I do this also when I am running. I used to wave at motorists in my neighborhood but not make eye contact. In my mind I was thinking, “ Yeah I’m running. It’s tough. I can’t focus on you. I gotta keep my eyes straight ahead.” Maybe it is something the Army taught me. Eyes forward. This is not a joy run. We are out here doing work. This might be why it took me another 15 years after the Army to enjoy running. Now when a car passes by, I wave and try to keep eye contact. Maybe I am trying to send a message, “I am out here getting after it, and I am enjoying it. Why don’t you join me next time?”
Have a Good Attitude
When Alec’s attitude changes, it is very noticeable. This goes along with keeping his head up. Even more so when it comes to doing the work. On occasion, there are mini challenges where the winner will watch the loser do push-ups. In the beginning, he would get upset because he got rolled over and as result would be the one pushing. He would want to get up, but he knew he had to do the work. Now that he is winning more challenges, he is doing the push-ups with the boy he just beat.
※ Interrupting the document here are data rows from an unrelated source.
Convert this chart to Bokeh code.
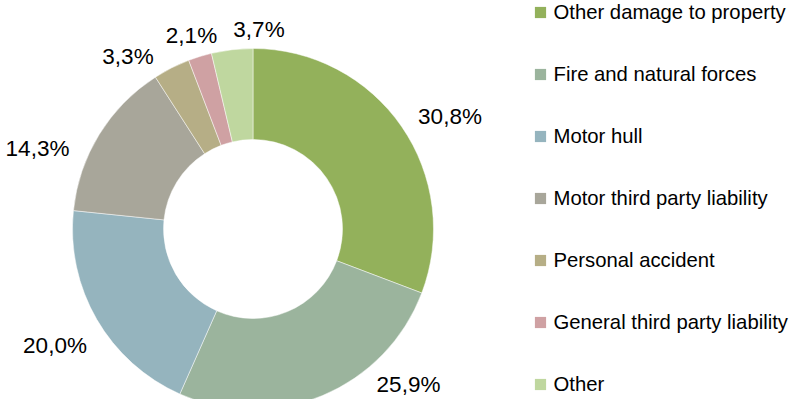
import numpy as np
from bokeh.plotting import figure
from bokeh.models import ColumnDataSource, Range1d, Legend, LegendItem
from bokeh.core.properties import value
from bokeh.embed import file_html
from bokeh.resources import INLINE

# ---------------- data ----------------
categories = [
    "Other damage to property",
    "Fire and natural forces",
    "Motor hull",
    "Motor third party liability",
    "Personal accident",
    "General third party liability",
    "Other",
]
shares = [30.8, 25.9, 20.0, 14.3, 3.3, 2.1, 3.7]
colors = ["#93B15B", "#9BB49D", "#95B4BE", "#A8A69A", "#B6AE86", "#CFA1A3", "#BFD79F"]

# ---------------- layout (px, relative to donut centre) ----------------
label_dx = [197, 155.5, -198, -215.5, -125, -61.5, 6]
label_dy = [112.5, -155.5, -116, 80.5, 173, 193.5, 200]
R_OUT, R_IN = 180.5, 89.5

frac = np.array(shares) / np.sum(shares)
cum = np.concatenate([[0.0], np.cumsum(frac)])
start = np.pi / 2 - 2 * np.pi * cum[:-1]
end = np.pi / 2 - 2 * np.pi * cum[1:]

src = ColumnDataSource(dict(
    cat=categories, start=start, end=end, color=colors,
    lx=label_dx, ly=label_dy,
    txt=[f"{v:.1f}".replace(".", ",") + "%" for v in shares],
    nx=[np.nan] * len(categories), ny=[np.nan] * len(categories),
))

p = figure(width=790, height=399,
           x_range=Range1d(-252.5, 537.5), y_range=Range1d(-170.5, 228.5),
           output_backend="svg", toolbar_location=None,
           x_axis_location=None, y_axis_location=None,
           min_border=0, outline_line_color=None,
           background_fill_color="white", border_fill_color="white")
p.grid.visible = False

p.annular_wedge(x=0, y=0, inner_radius=R_IN, outer_radius=R_OUT,
                start_angle="start", end_angle="end", direction="clock",
                fill_color="color", line_color="white", line_width=0.6,
                line_alpha=0.8, source=src)

p.text(x="lx", y="ly", text="txt", source=src,
       text_align="center", text_baseline="middle",
       text_font=value("Liberation Sans"), text_font_size="22.5px",
       text_color="#000000")

# legend swatches (renderer with no visible points, used only by the legend)
sw = p.scatter(x="nx", y="ny", marker="square", size=11, fill_color="color",
               line_color=None, source=src)

items = [LegendItem(label=c, renderers=[sw], index=i) for i, c in enumerate(categories)]
legend = Legend(items=items, location=(525.5, 1), orientation="vertical",
                glyph_width=28, glyph_height=28, label_height=28,
                spacing=34, padding=0, margin=0, label_standoff=0,
                label_text_font="Liberation Sans", label_text_font_size="20.3px",
                label_text_color="#000000",
                border_line_color=None, background_fill_alpha=0)
p.add_layout(legend)

open("out.html", "w").write(file_html(p, INLINE))
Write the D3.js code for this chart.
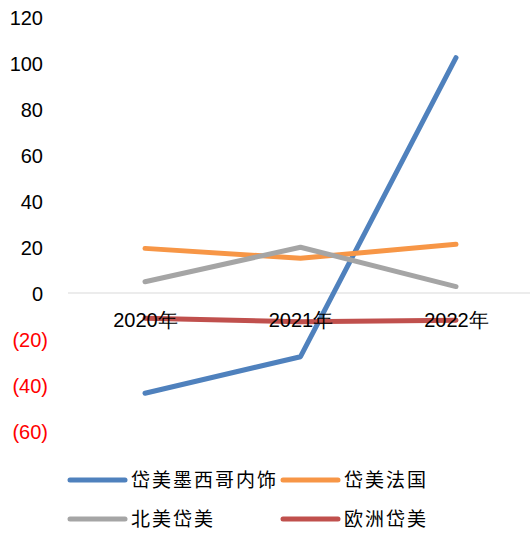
<!DOCTYPE html>
<html>
<head>
<meta charset="utf-8">
<script src="https://cdn.jsdelivr.net/npm/d3@7"></script>
<style>
  body { margin: 0; background: #fff; }
  text { font-family: "Liberation Sans", Arial, sans-serif; }
  .legend text { font-family: "Noto Sans CJK SC", sans-serif; }
</style>
</head>
<body>
<svg width="530" height="535"></svg>
<script>
var years = ["2020年", "2021年", "2022年"];
var mexico = [-43.6, -27.7, 102.3];
var france = [19.4, 15.1, 21.2];
var northAm = [4.9, 19.9, 2.8];
var europe = [-11, -12.5, -11.8];
var yTicks = [-60, -40, -20, 0, 20, 40, 60, 80, 100, 120];

var series = [
  {name: "岱美墨西哥内饰", values: mexico, color: "#4F81BD"},
  {name: "岱美法国", values: france, color: "#F79646"},
  {name: "北美岱美", values: northAm, color: "#A5A5A5"},
  {name: "欧洲岱美", values: europe, color: "#C0504D"}
];

var svg = d3.select("svg");

var x = d3.scalePoint().domain(years).range([145, 456]);
var y = d3.scaleLinear().domain([-60, 120]).range([431, 17]);

// zero line
svg.append("line")
   .attr("x1", 68).attr("x2", 530)
   .attr("y1", y(0)).attr("y2", y(0))
   .attr("stroke", "#d9d9d9").attr("stroke-width", 1);

// y axis labels
var yAxis = d3.axisLeft(y).tickValues(yTicks).tickSize(0)
  .tickFormat(function(d){ return d < 0 ? "(" + Math.abs(d) + ")" : d; });
var gy = svg.append("g").attr("transform", "translate(48,0)").call(yAxis);
gy.select(".domain").remove();
gy.selectAll("text")
  .attr("x", function(d){ return d < 0 ? 0 : -5; })
  .attr("dy", "0.35em")
  .attr("font-size", 20)
  .attr("font-family", "'Liberation Sans', Arial, sans-serif")
  .attr("fill", function(d){ return d < 0 ? "#FF0000" : "#000"; });

// lines
var line = d3.line()
  .x(function(d, i){ return x(years[i]); })
  .y(function(d){ return y(d); });

svg.selectAll(".series")
   .data(series)
   .enter()
   .append("path")
   .attr("class", "series")
   .attr("d", function(s){ return line(s.values); })
   .attr("fill", "none")
   .attr("stroke", function(s){ return s.color; })
   .attr("stroke-width", 5)
   .attr("stroke-linecap", "round")
   .attr("stroke-linejoin", "round");

// category labels (drawn over lines like the original)
var xAxis = d3.axisBottom(x).tickSize(0);
var gx = svg.append("g").attr("transform", "translate(0," + 320 + ")").call(xAxis);
gx.select(".domain").remove();
gx.selectAll("text")
  .attr("y", 0)
  .attr("dy", "0.35em")
  .attr("font-size", 20)
  .attr("font-family", "'Liberation Sans', 'Noto Sans CJK SC', sans-serif")
  .attr("fill", "#000");

// legend
var legendPos = [[70, 480], [283, 480], [70, 519], [283, 519]];
var legend = svg.append("g").attr("class", "legend")
  .selectAll("g")
  .data(series)
  .enter()
  .append("g")
  .attr("transform", function(d, i){ return "translate(" + legendPos[i] + ")"; });

legend.append("line")
  .attr("x1", 0).attr("x2", 55)
  .attr("stroke", function(d){ return d.color; })
  .attr("stroke-width", 5)
  .attr("stroke-linecap", "round");

legend.append("text")
  .attr("x", 61)
  .attr("dy", "0.35em")
  .attr("font-size", 19)
  .attr("letter-spacing", 2)
  .attr("fill", "#000")
  .text(function(d){ return d.name; });
</script>
</body>
</html>
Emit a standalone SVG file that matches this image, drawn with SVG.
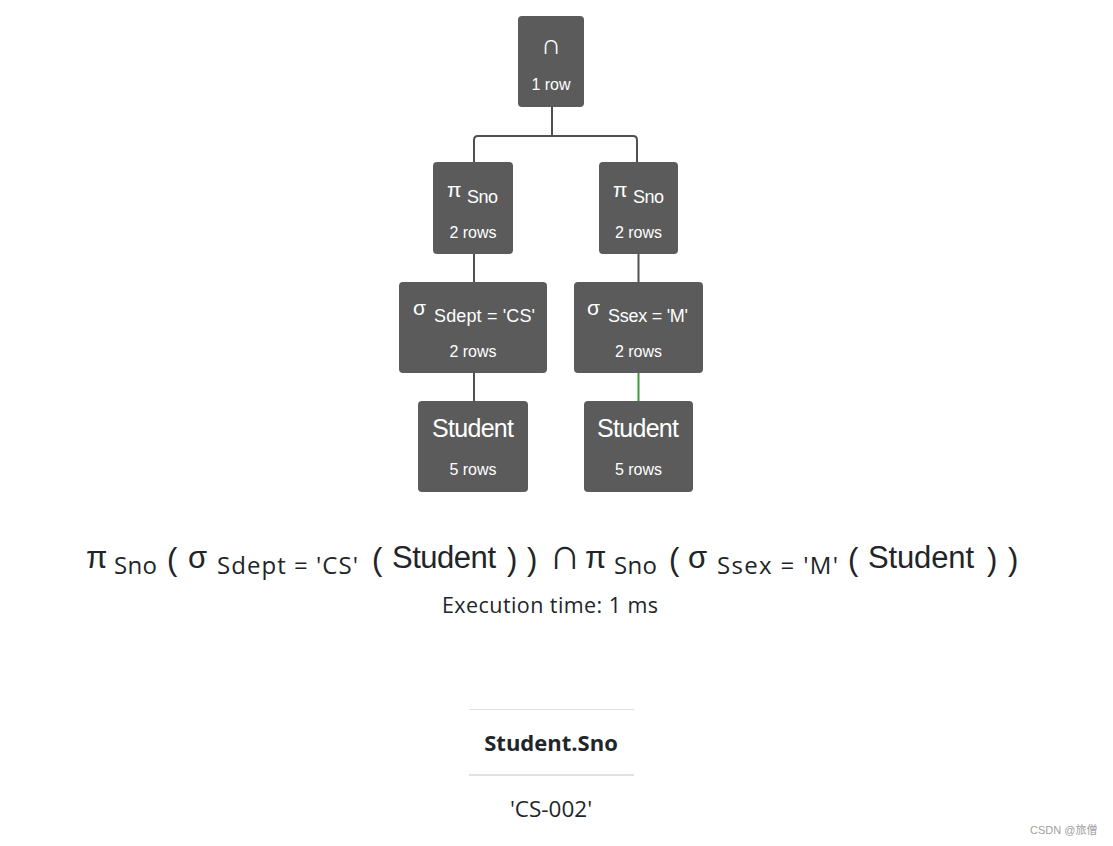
<svg xmlns="http://www.w3.org/2000/svg" width="1113" height="846" viewBox="0 0 1113 846">
<style>
.node{fill:#5b5b5b;}
.nt{fill:#ffffff;font-family:"Liberation Sans",Arial,sans-serif;}
.ex{fill:#212529;font-family:"Liberation Sans",Arial,sans-serif;font-size:31px;}
.sub{fill:#212529;font-family:"Open Sans","Noto Sans",sans-serif;font-size:24px;}
.conn{fill:none;stroke:#505050;stroke-width:2;}
.ui{fill:#212529;font-family:"Open Sans","Noto Sans",sans-serif;}
</style>
<rect width="1113" height="846" fill="#ffffff"/>
<g id="connectors">
<path class="conn" d="M552,107 V136 M474,162 V140 Q474,136 478,136 H633 Q637,136 637,140 V162"/>
<path class="conn" d="M474,254 V282"/>
<path class="conn" d="M474,373 V401"/>
<path class="conn" d="M638.5,254 V282"/>
<path class="conn" d="M638.5,373 V401" style="stroke:#3c9a3c"/>
</g>
<g id="n-intersect">
<rect class="node" x="518" y="16" width="66" height="91" rx="4"/>
<text class="nt" x="551" y="54" font-size="28" text-anchor="middle">∩</text>
<text class="nt" x="551" y="90" font-size="16" text-anchor="middle">1 row</text>
</g>
<g id="n-proj-left">
<rect class="node" x="433" y="162" width="80" height="92" rx="4"/>
<text class="nt" x="447" y="197" font-size="21">π</text>
<text class="nt" x="467" y="203" font-size="18" textLength="31">Sno</text>
<text class="nt" x="473" y="238" font-size="16" text-anchor="middle">2 rows</text>
</g>
<g id="n-proj-right">
<rect class="node" x="599" y="162" width="79" height="92" rx="4"/>
<text class="nt" x="613" y="197" font-size="21">π</text>
<text class="nt" x="633" y="203" font-size="18" textLength="31">Sno</text>
<text class="nt" x="638.5" y="238" font-size="16" text-anchor="middle">2 rows</text>
</g>
<g id="n-sel-left">
<rect class="node" x="399" y="282" width="148" height="91" rx="4"/>
<text class="nt" x="413" y="315" font-size="21">σ</text>
<text class="nt" x="434" y="322" font-size="18" textLength="101">Sdept = 'CS'</text>
<text class="nt" x="473" y="357" font-size="16" text-anchor="middle">2 rows</text>
</g>
<g id="n-sel-right">
<rect class="node" x="574" y="282" width="129" height="91" rx="4"/>
<text class="nt" x="587" y="315" font-size="21">σ</text>
<text class="nt" x="608" y="322" font-size="18" textLength="80">Ssex = 'M'</text>
<text class="nt" x="638.5" y="357" font-size="16" text-anchor="middle">2 rows</text>
</g>
<g id="n-student-left">
<rect class="node" x="418" y="401" width="110" height="91" rx="4"/>
<text class="nt" x="432" y="437" font-size="25" textLength="82">Student</text>
<text class="nt" x="473" y="475" font-size="16" text-anchor="middle">5 rows</text>
</g>
<g id="n-student-right">
<rect class="node" x="584" y="401" width="109" height="91" rx="4"/>
<text class="nt" x="597" y="437" font-size="25" textLength="82">Student</text>
<text class="nt" x="638.5" y="475" font-size="16" text-anchor="middle">5 rows</text>
</g>
<g id="expression">
<text class="ex" x="86" y="568">π</text>
<text class="sub" x="114" y="574" textLength="43">Sno</text>
<text class="ex" x="167" y="570">(</text>
<text class="ex" x="188" y="568">σ</text>
<text class="sub" x="217" y="574" textLength="141">Sdept = 'CS'</text>
<text class="ex" x="372" y="570">(</text>
<text class="ex" x="392" y="568" textLength="104">Student</text>
<text class="ex" x="507" y="570">)</text>
<text class="ex" x="527" y="570">)</text>
<text class="ex" x="549" y="569" style="font-size:44px">∩</text>
<text class="ex" x="585" y="568">π</text>
<text class="sub" x="614" y="574" textLength="43">Sno</text>
<text class="ex" x="669" y="570">(</text>
<text class="ex" x="688" y="568">σ</text>
<text class="sub" x="717" y="574" textLength="121">Ssex = 'M'</text>
<text class="ex" x="848" y="570">(</text>
<text class="ex" x="868" y="568" textLength="106">Student</text>
<text class="ex" x="987" y="570">)</text>
<text class="ex" x="1008" y="570">)</text>
</g>
<text class="ui" x="442" y="613" font-size="21.5" textLength="216">Execution time: 1 ms</text>
<g id="result-table">
<line x1="469" y1="709.5" x2="634" y2="709.5" stroke="#dee2e6" stroke-width="1"/>
<text class="ui" x="551" y="751" font-size="22" font-weight="bold" text-anchor="middle">Student.Sno</text>
<line x1="469" y1="775" x2="634" y2="775" stroke="#dee2e6" stroke-width="2"/>
<text class="ui" x="551" y="817" font-size="22.5" text-anchor="middle">'CS-002'</text>
</g>
<text x="1030" y="834" font-size="11" fill="#a0a0a0" font-family="'Liberation Sans','Noto Sans CJK SC',sans-serif">CSDN @旅僧</text>
</svg>
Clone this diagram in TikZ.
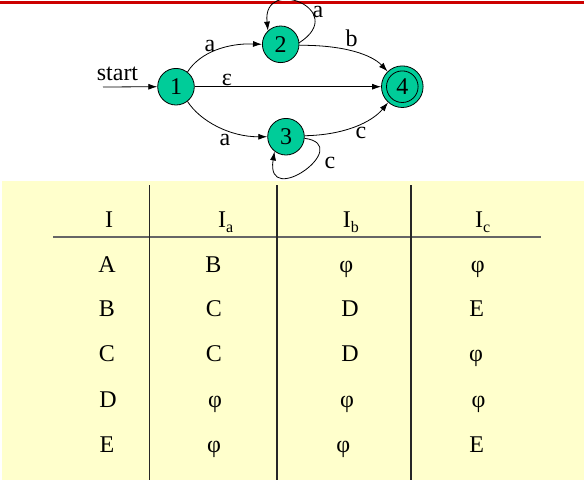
\documentclass[tikz,border=0pt]{standalone}
\usepackage{fontspec}
\setmainfont{Liberation Serif}
\usetikzlibrary{arrows.meta}
\definecolor{nodegreen}{RGB}{0,204,153}
\definecolor{tblyellow}{RGB}{255,255,204}
\definecolor{topred}{RGB}{204,0,0}
\newcommand{\sub}[1]{\raisebox{-5pt}{\fontsize{16}{16}\selectfont #1}}
\begin{document}
\begin{tikzpicture}[x=1pt,y=-1pt,
  state/.style={circle, draw, fill=nodegreen, minimum size=36.6pt, inner sep=0pt,
    line width=0.8pt, font=\fontsize{24}{24}\selectfont},
  acceptstate/.style={state, minimum size=41.6pt},
  edgearrow/.style={-{Latex[length=9pt,width=6pt]}, line width=0.8pt},
  lbl/.style={inner sep=0pt, font=\fontsize{24}{24}\selectfont},
  cell/.style={inner sep=0pt, anchor=base, font=\fontsize{24}{24}\selectfont},
  hcell/.style={inner sep=0pt, anchor=base west, font=\fontsize{24}{24}\selectfont},
  vrule/.style={line width=1.2pt, draw=black!85},
  hrule/.style={line width=1.6pt, draw=black!60}]
\useasboundingbox (0,0) rectangle (584,480);
% top red line and table background
\draw[topred, line width=3pt] (0,2.5) -- (584,2.5);
\fill[tblyellow] (2,181) rectangle (584,480);

% automaton
\node[state] (n1) at (176,86.7) {1};
\node[state] (n2) at (280.7,44.3) {2};
\node[state] (n3) at (286,136.7) {3};
\node[acceptstate] (n4) at (402.3,86.7) {4};
\draw[line width=0.8pt] (n4.center) circle (15.8pt);

\coordinate (s0) at (103,87);
\node[lbl] (tstart) at (117.5,73.4) {start};
\draw[edgearrow] (s0) -- (n1.west);

\draw[edgearrow] (n1.52) .. controls (200,52) and (228,43) .. (n2.west);
\draw[edgearrow] (n1.-52) .. controls (200,121) and (230,137) .. (n3.west);
\draw[edgearrow] (n1.east) -- (n4.west);
\draw[edgearrow] (n2.-3) .. controls (345,45) and (372,55) .. (n4.134);
\draw[edgearrow] (n3.3) .. controls (345,135) and (372,122) .. (n4.-132);
\draw[edgearrow] (n2.5) .. controls (350,10) and (262,-25) .. (n2.133);
\draw[edgearrow] (n3.-5) .. controls (355,145) and (265,210) .. (n3.-128);

\node[lbl] (la12) at (210,46) {a};
\node[lbl] (la13) at (225,140) {a};
\node[lbl] (leps) at (227,80) {ε};
\node[lbl] (lb24) at (351.7,38) {b};
\node[lbl] (lc34) at (361,133) {c};
\node[lbl] (la22) at (318,12) {a};
\node[lbl] (lc33) at (330,163) {c};

% table rules
\coordinate (v1t) at (149.5,185); \coordinate (v1b) at (149.5,480);
\coordinate (v2t) at (277,185);   \coordinate (v2b) at (277,480);
\coordinate (v3t) at (411,185);   \coordinate (v3b) at (411,480);
\coordinate (hl) at (53,237);     \coordinate (hr) at (541,237);
\draw[hrule] (hl) -- (hr);
\draw[vrule] (v1t) -- (v1b);
\draw[vrule] (v2t) -- (v2b);
\draw[vrule] (v3t) -- (v3b);

% header
\node[cell] (h1) at (109,227.7) {I};
\node[hcell] (h2) at (218,227.7) {I\sub{a}};
\node[hcell] (h3) at (342.6,227.7) {I\sub{b}};
\node[hcell] (h4) at (474.9,227.7) {I\sub{c}};

% rows
\node[cell] (r1c1) at (107,272.3) {A};
\node[cell] (r1c2) at (213.4,272.3) {B};
\node[cell] (r1c3) at (346.4,272.3) {φ};
\node[cell] (r1c4) at (477.8,272.3) {φ};

\node[cell] (r2c1) at (107,316.7) {B};
\node[cell] (r2c2) at (214,316.7) {C};
\node[cell] (r2c3) at (350,316.7) {D};
\node[cell] (r2c4) at (476.7,316.7) {E};

\node[cell] (r3c1) at (107,361.7) {C};
\node[cell] (r3c2) at (214,361.7) {C};
\node[cell] (r3c3) at (350,361.7) {D};
\node[cell] (r3c4) at (476,361.7) {φ};

\node[cell] (r4c1) at (108,407.3) {D};
\node[cell] (r4c2) at (215,407.3) {φ};
\node[cell] (r4c3) at (347,407.3) {φ};
\node[cell] (r4c4) at (478.6,407.3) {φ};

\node[cell] (r5c1) at (107,452.3) {E};
\node[cell] (r5c2) at (214,452.3) {φ};
\node[cell] (r5c3) at (343.4,452.3) {φ};
\node[cell] (r5c4) at (476.7,452.3) {E};
\end{tikzpicture}
\end{document}
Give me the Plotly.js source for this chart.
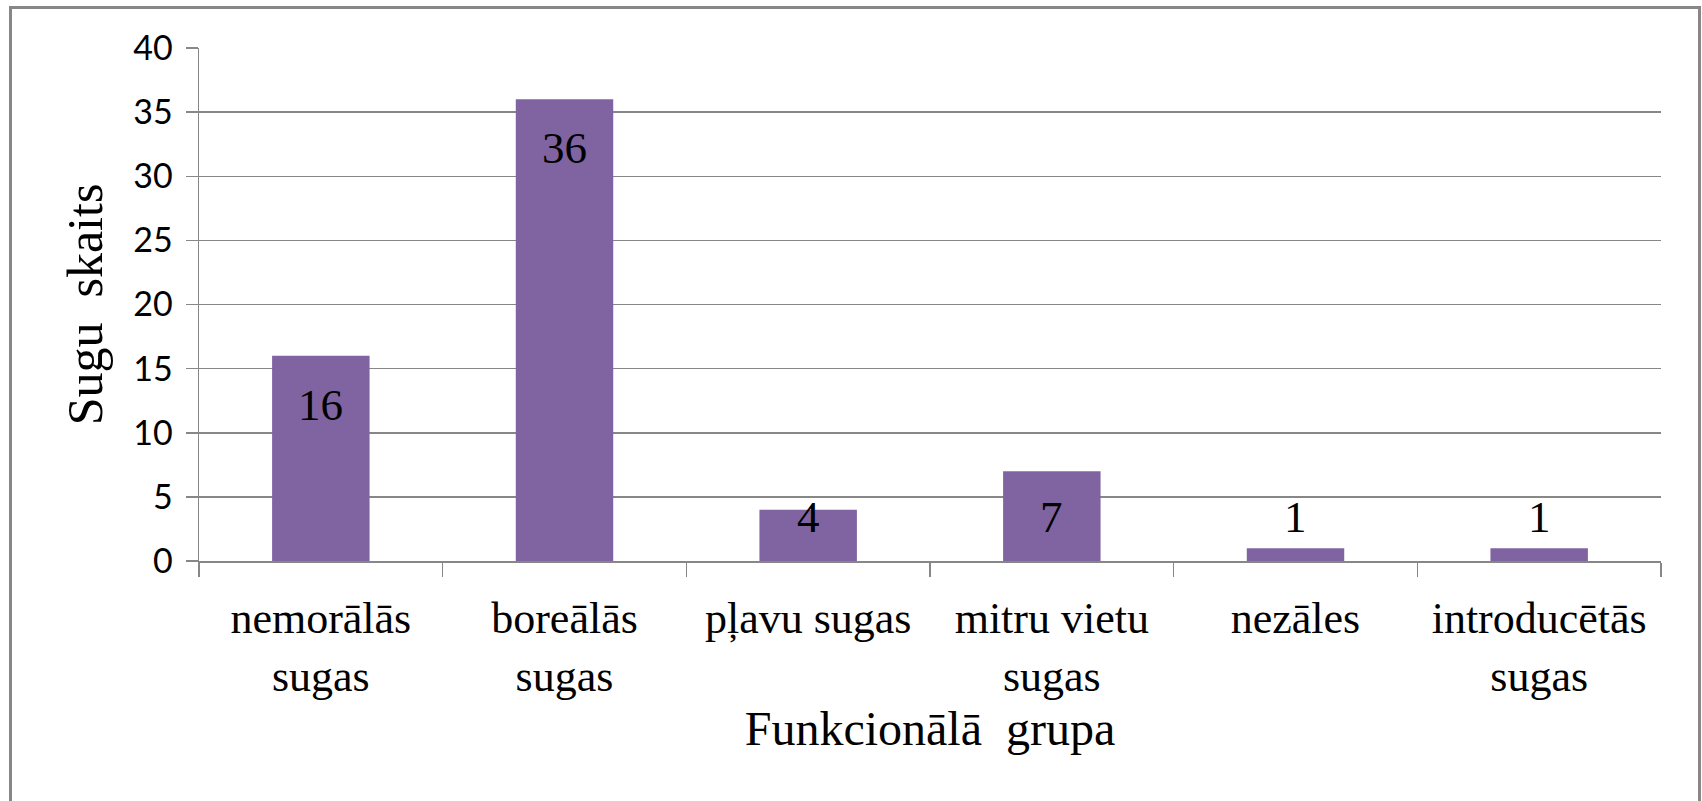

I love to watch people who genuinely have a good attitude. It is truly hard to hold a grudge against them. Their attitude is infectious. Their attitude inspires me to do better. Adversity is coming for all us. Our ability to handle it will determine the outcome. I’m reminded of the quote, “Was it a bad day, or was it a bad 5 minutes that you milked all day?” – unknown. I know I have been guilty of it. One little insignificant thing, that won’t make a difference in the long run, can set me off in the wrong direction. If I am not self-aware, my day can be ruined. And for what? Whatever it was, probably wasn’t important.
When I asked Alec what else we need to do, he responded with, “have fun.” It might be something I tend to forget, but the concept is not lost with him. We are trying to accomplish many things with wrestling. But what it is all worth, if we are not having fun? I’m so happy that Alec did not lose sight of this fact. He is not being forced to wrestle. He is doing it, because he wants to. If it is not fun, then there is very little value in doing it.
There are many ways to have fun wrestling. He can go out there and play around. Several kids are doing that at every practice. Those behaviors have consequences. Don’t do the work, and you struggle. Don’t do the drills, and another kid is going to wipe the mat with you.
To really have fun wrestling, you have to be competitive. You have to win. In order to win, you have to do the work. Some are naturally talented and can have some success solely on talent. The rest of us close the gap through hard work. In the event, you are naturally talented and put in the work, you will be nearly unstoppable. Elite.